On point…there is one activity that I love to do during these days off I have.  One thing I always look forward to and will make express time for.  As far as my personal passions go, it’s about on par with gaming…or even perhaps a bit stronger.

That thing is cooking.

I even get chef’s clothing and lose about 130 pounds.

Cooking, for me, is the best way I can express love and appreciation.  It’s one of those activities that isn’t just a life skill, but a display.  A medium to transfer my feelings to the person who I serve a dish to.  Much like many writers or artists try to put their feelings in to shape, I do the same way with cooking.  It feels even more tangible somehow.

I used to do a lot of drawing back in the day.  I tried to bring that back around, but I ultimately was left unfulfilled.  Making an image in my head translate to an actual image that others could see was just too frustrating, and I feel like creating stuff shouldn’t feel that way.

So, I started focusing more on cooking.  I’ve always enjoyed being in the kitchen with my mother, and I would constantly go grocery shopping with her.  So getting myself involved in making food seemed like the best step.  I have been enriched by the art of cooking more than any other art I’ve tried to take up before or since.

...seriously.  Just...

…seriously. Just…

Cooking, though…here are things I can actually craft.  Now, to be fair, I’m not creating recipes–I’m nowhere near that good.  I can make educated guesses on what flavors can go together, and I know how seasonings should work, but that’s not the same thing as writing a recipe.  What I can do, however, is put together a recipe and make it turn out really damn well.

boats

I’m still journeyman level, but the sensation of pulling stuff together out of raw ingredients and making them a piece of work that can nourish?  That is POWERFUL stuff for me.  It focuses me in ways that not many activities do.  It lets me display dexterity, skill and technique, even if sometimes the dishes I turn out aren’t the world’s prettiest thing.

katsu

And even when I’m not really that successful, I still come away from the experience having learned something.  Perhaps it’s a way of making things that I can apply to something differently.  Or maybe I got close but not there, and should try it out again.  I do get frustrated when something doesn’t work out, sure, but at the same time I can still sit for a moment afterwards and relive the entire experience.  I can replay what happened, what may or may not have caused things to go wrong, and what I can try differently.

It’s like a samurai meditating after a battle and considering what they just did.  It’s that sort of soothing.

But when I do get something together?  Especially the first time?  That is more confidence-building than anything I have ever done in life or gaming or anything.  And then I get to repeat the results.  Or refine them.  Make it pull together a bit tighter, tweak it just a bit more, and then I get to share that mastery with others.

And the others that appreciate it truly do.  They reciprocate all that energy and delight back and I bask in it like a plant in the sunlight.  It refuels me in a way that my current job will never do, because who is going to honestly heap delight and praise on an office supervisor?

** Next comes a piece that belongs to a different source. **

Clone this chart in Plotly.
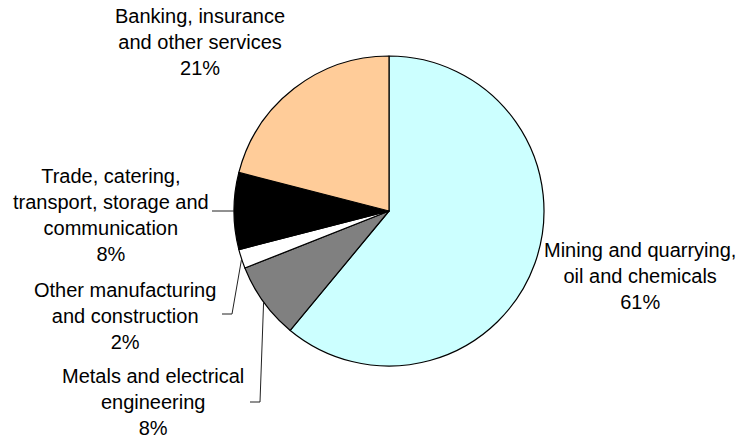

So why don’t I follow through on it as a career?  Well, there are a variety of excuses–not reasons, I admit, excuses–that I don’t.  The chief one being the cost to get formal training, which isn’t something my life can sustain. I’ve also heard myriad horror stories of people who went in to the business loving cooking as much as I do and then being broken down and never cooking anything ever again.

Also, there is fear there.  Fear of being wrong, of being not good enough, of making the wrong decision and not having something to fall back on.  It’s easy to say “Just take a risk and do it!” until you consider that there are people counting on me for stability’s sake.  Risk is not a thing I can afford.

But that still doesn’t mean I can’t watch cooking shows and learn and delight in the technique.  That doesn’t mean I can’t collect more recipes and cookbooks than I’ll probably ever need.  That doesn’t mean I can’t try to make something for those I care for and love.

It’s my only art.  And I’ll never let it go or become a burden.